資産デザイン研究所代表の内藤忍氏が、各界のプロフェッショナルと投資談議に花を咲かせる、この企画。7月は香港おける資産運用について、「Nippon Wealth Limited,a Restricted Licence Bank(日本ウェルス香港銀行:NWB)」の取締役兼CEOである中島努氏をお招きして対談を行っている。(vol.1から見る)
質の高い金融商品をジャパンクオリティで提供
内藤 香港在住やアジア各国に在住する日本人、NWBはこういった方たちの国際分散投資をサポートしたいと考えています。香港では邦銀の国際リテール分野がほぼ見られず、ブルーオーシャンだということですね。
中島 日本から打って出てアジアでビジネスを行いたい、あるいは投資活動をしたいというニーズは以前から見受けられましたが、一方で個人の金融の受け皿がなかったわけです。
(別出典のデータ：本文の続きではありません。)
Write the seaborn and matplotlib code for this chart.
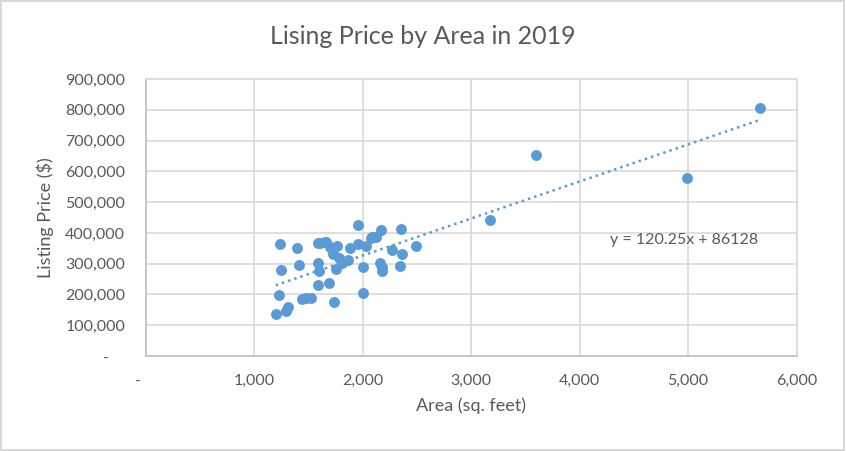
import numpy as np
import pandas as pd
import matplotlib
matplotlib.use('Agg')
import matplotlib.pyplot as plt
import seaborn as sns
from matplotlib.ticker import FuncFormatter, MultipleLocator
from matplotlib.patches import Rectangle

# Listing data
area = [1236, 1390, 1590, 1651, 1959, 2082, 2165, 2350, 2488, 2267,
        2359, 2343, 2159, 2174, 2174, 2005, 1999, 1242, 1411, 1590,
        1596, 1584, 1688, 1734, 1230, 1307, 1292, 1196, 1436, 1480,
        1519, 1697, 1765, 1728, 1784, 1805, 1866, 1753, 1882, 1959,
        2030, 2073, 2122, 1605, 1660, 3171, 3595, 4988, 5661]
price = [363000, 352000, 366000, 369000, 425000, 387000, 411000, 412000, 358000, 346000,
         333000, 293000, 301000, 290000, 277000, 290000, 206000, 279000, 295000, 301000,
         276000, 230000, 238000, 175000, 198000, 160000, 147000, 136000, 185000, 188000,
         190000, 353000, 358000, 331000, 317000, 301000, 312000, 282000, 350000, 363000,
         357000, 382000, 387000, 368000, 371000, 441600, 652600, 579000, 806000]

# Trendline from the chart's equation
slope = 120.25
intercept = 86128

df = pd.DataFrame({'Area': area, 'Price': price})

sns.set_theme(style='white')
plt.rcParams['font.family'] = ['Lato', 'DejaVu Sans']

blue = '#5B9BD5'
grid = '#D9D9D9'
text_col = '#595959'

fig = plt.figure(figsize=(8.46, 4.51), dpi=100)
ax = fig.add_axes([0.1726, 0.2106, 0.7689, 0.6142])

sns.scatterplot(data=df, x='Area', y='Price', ax=ax, color=blue, s=62,
                edgecolor=blue, linewidth=0, zorder=3)

xs = np.array([df['Area'].min(), df['Area'].max()])
ax.plot(xs, slope * xs + intercept, linestyle=(0, (1, 1.6)), color=blue,
        linewidth=1.8, zorder=2)

ax.set_xlim(0, 6000)
ax.set_ylim(0, 900000)
ax.xaxis.set_major_locator(MultipleLocator(1000))
ax.yaxis.set_major_locator(MultipleLocator(100000))

fmt = FuncFormatter(lambda v, p: '-    ' if v == 0 else f'{v:,.0f}')
ax.xaxis.set_major_formatter(fmt)
ax.yaxis.set_major_formatter(fmt)

ax.grid(True, color=grid, linewidth=1.2)
ax.set_axisbelow(True)
for side in ['top', 'right']:
    ax.spines[side].set_color(grid)
    ax.spines[side].set_linewidth(1.2)
for side in ['left', 'bottom']:
    ax.spines[side].set_color('#BFBFBF')
    ax.spines[side].set_linewidth(1.2)

ax.tick_params(axis='both', length=0, labelsize=11.5, labelcolor=text_col)
ax.tick_params(axis='y', pad=15)
ax.tick_params(axis='x', pad=13)

ax.set_xlabel('Area (sq. feet)', fontsize=13, color=text_col, labelpad=7)
ax.set_ylabel('Listing Price ($)', fontsize=13, color=text_col, labelpad=8)

fig.text(0.5, 0.918, 'Lising Price by Area in 2019', ha='center', va='center',
         fontsize=18, color=text_col)

ax.text(4281, 377000, 'y = 120.25x + 86128', fontsize=11.5, color=text_col,
        va='center', ha='left')

fig.patches.append(Rectangle((0.001, 0.002), 0.997, 0.995, transform=fig.transFigure,
                             fill=False, edgecolor=grid, linewidth=1.5))

fig.savefig('out.png', dpi=100, facecolor='white')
そういった方のニーズにお応えしたいというのを、ベースとして考えてきました。一方、香港での法的枠組みは、「一定の条件を満たして必要書類をお持ち頂ければ、来る者拒まず=口座開設は可能」が基本的な考え方です。従って、香港のみならず、中国本土、シンガポール、タイ等アジア諸国から来られた方も対象となりますし、当然に日本から香港に旅行で来られた方も、香港にて口座は開けます。当行では、ともかくその際の言葉の障害を如何に低くするかを考えています。
すなわち邦人だけではなく、香港人やアジアの方々を幅広く受け入れることで、国際分散投資のゲートウェイになることを目指しています。近年は、日本のおもてなしの精神やきめ細やかなサービスが世界中から注目されていて、NWBでも「Japan Quality」という格式を携えて、顧客の資産運用・管理を総合的に提案していきたい次第です。
内藤 実際のところ、香港における資産運用の現状は、どうなっているのでしょうか。プライベートバンクもありますし、現地銀行に口座を開く日本人は少なくともいるようです。
中島 通常の欧米のプライベートバンクは一口座当たりの最低預かり資産が300万ドルから500万ドル(日本円で約3億円から5億円)と巷間言われており、敷居は高くなるばかりのようです。某欧米系PBは。一般的にコンシェルジュサービスが付帯して、資産運用のアドバイスは言うまでもなく、お子さんの学校や住居を探すとか、生活全般をサポートしてくれます。しかしながら、これではあまりに敷居が高すぎて、利用できる日本人の富裕層は限られます。
一方で、HSBC(香港上海銀行)などに地元の金融機関で口座を開き資産運用を始めたいという日本人もいますが、言葉の壁が立ちはだかり、結局は何をしていいかわからないケースもあるようです。